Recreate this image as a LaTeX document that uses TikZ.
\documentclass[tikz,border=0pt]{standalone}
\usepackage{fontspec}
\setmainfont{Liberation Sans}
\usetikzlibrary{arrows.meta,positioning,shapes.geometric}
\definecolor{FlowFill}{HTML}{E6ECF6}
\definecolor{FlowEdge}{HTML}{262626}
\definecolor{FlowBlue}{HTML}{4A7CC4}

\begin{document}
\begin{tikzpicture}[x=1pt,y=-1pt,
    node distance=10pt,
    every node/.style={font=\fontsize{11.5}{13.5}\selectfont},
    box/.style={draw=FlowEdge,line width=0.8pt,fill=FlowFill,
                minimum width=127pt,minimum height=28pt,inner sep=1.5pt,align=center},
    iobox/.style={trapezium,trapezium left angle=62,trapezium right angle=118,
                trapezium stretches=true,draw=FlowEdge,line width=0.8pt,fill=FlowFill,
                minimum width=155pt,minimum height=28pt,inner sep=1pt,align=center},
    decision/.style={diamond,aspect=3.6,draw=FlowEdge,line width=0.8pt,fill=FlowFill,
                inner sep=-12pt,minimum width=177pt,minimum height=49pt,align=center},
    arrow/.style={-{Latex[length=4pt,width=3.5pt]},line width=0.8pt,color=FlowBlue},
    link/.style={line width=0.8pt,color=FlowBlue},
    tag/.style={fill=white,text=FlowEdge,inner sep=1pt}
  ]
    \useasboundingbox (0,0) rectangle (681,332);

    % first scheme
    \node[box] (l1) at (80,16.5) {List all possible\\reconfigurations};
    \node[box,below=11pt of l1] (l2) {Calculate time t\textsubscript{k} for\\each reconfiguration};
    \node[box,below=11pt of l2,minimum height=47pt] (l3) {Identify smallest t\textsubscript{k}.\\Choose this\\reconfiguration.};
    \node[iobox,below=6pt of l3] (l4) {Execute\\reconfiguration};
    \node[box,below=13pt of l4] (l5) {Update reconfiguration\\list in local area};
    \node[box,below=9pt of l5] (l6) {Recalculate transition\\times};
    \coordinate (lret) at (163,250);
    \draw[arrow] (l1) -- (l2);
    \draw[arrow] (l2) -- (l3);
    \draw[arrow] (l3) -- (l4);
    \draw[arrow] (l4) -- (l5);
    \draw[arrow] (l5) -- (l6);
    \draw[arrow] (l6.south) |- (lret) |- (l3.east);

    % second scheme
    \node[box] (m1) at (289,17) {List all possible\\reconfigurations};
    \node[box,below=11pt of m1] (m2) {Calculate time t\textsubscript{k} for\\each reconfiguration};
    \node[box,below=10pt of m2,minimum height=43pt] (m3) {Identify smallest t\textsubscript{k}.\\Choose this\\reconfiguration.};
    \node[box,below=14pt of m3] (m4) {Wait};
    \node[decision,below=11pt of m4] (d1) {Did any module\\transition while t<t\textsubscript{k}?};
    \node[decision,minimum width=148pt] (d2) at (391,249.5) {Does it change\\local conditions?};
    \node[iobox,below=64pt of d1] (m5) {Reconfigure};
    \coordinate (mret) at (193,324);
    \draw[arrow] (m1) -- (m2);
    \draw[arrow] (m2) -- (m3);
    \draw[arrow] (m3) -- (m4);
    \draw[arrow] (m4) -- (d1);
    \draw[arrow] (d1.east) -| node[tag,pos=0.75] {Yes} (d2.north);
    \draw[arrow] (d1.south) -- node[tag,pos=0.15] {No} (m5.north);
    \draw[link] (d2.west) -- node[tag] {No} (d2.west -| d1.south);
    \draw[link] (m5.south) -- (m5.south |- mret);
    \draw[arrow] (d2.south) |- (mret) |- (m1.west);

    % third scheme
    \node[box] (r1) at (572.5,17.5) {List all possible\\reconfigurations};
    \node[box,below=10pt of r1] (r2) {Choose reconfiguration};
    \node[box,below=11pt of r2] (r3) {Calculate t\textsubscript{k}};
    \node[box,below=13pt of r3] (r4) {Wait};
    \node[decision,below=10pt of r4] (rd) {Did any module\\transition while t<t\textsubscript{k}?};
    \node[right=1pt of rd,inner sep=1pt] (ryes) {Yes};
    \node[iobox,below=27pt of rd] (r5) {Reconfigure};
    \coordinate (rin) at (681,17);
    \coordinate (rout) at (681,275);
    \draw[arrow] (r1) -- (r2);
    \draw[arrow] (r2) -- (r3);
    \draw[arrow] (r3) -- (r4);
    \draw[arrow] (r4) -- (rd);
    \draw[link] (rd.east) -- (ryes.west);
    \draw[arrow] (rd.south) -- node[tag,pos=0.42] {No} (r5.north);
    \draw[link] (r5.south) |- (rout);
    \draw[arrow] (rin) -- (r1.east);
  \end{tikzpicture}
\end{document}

• Problem description: Look at the material above and copy, word for word, its lines from the first through the one containing "(0,0) rectangle (681,332);".

• Solved problem:
Recreate this image as a LaTeX document that uses TikZ.
\documentclass[tikz,border=0pt]{standalone}
\usepackage{fontspec}
\setmainfont{Liberation Sans}
\usetikzlibrary{arrows.meta,positioning,shapes.geometric}
\definecolor{FlowFill}{HTML}{E6ECF6}
\definecolor{FlowEdge}{HTML}{262626}
\definecolor{FlowBlue}{HTML}{4A7CC4}

\begin{document}
\begin{tikzpicture}[x=1pt,y=-1pt,
    node distance=10pt,
    every node/.style={font=\fontsize{11.5}{13.5}\selectfont},
    box/.style={draw=FlowEdge,line width=0.8pt,fill=FlowFill,
                minimum width=127pt,minimum height=28pt,inner sep=1.5pt,align=center},
    iobox/.style={trapezium,trapezium left angle=62,trapezium right angle=118,
                trapezium stretches=true,draw=FlowEdge,line width=0.8pt,fill=FlowFill,
                minimum width=155pt,minimum height=28pt,inner sep=1pt,align=center},
    decision/.style={diamond,aspect=3.6,draw=FlowEdge,line width=0.8pt,fill=FlowFill,
                inner sep=-12pt,minimum width=177pt,minimum height=49pt,align=center},
    arrow/.style={-{Latex[length=4pt,width=3.5pt]},line width=0.8pt,color=FlowBlue},
    link/.style={line width=0.8pt,color=FlowBlue},
    tag/.style={fill=white,text=FlowEdge,inner sep=1pt}
  ]
    \useasboundingbox (0,0) rectangle (681,332);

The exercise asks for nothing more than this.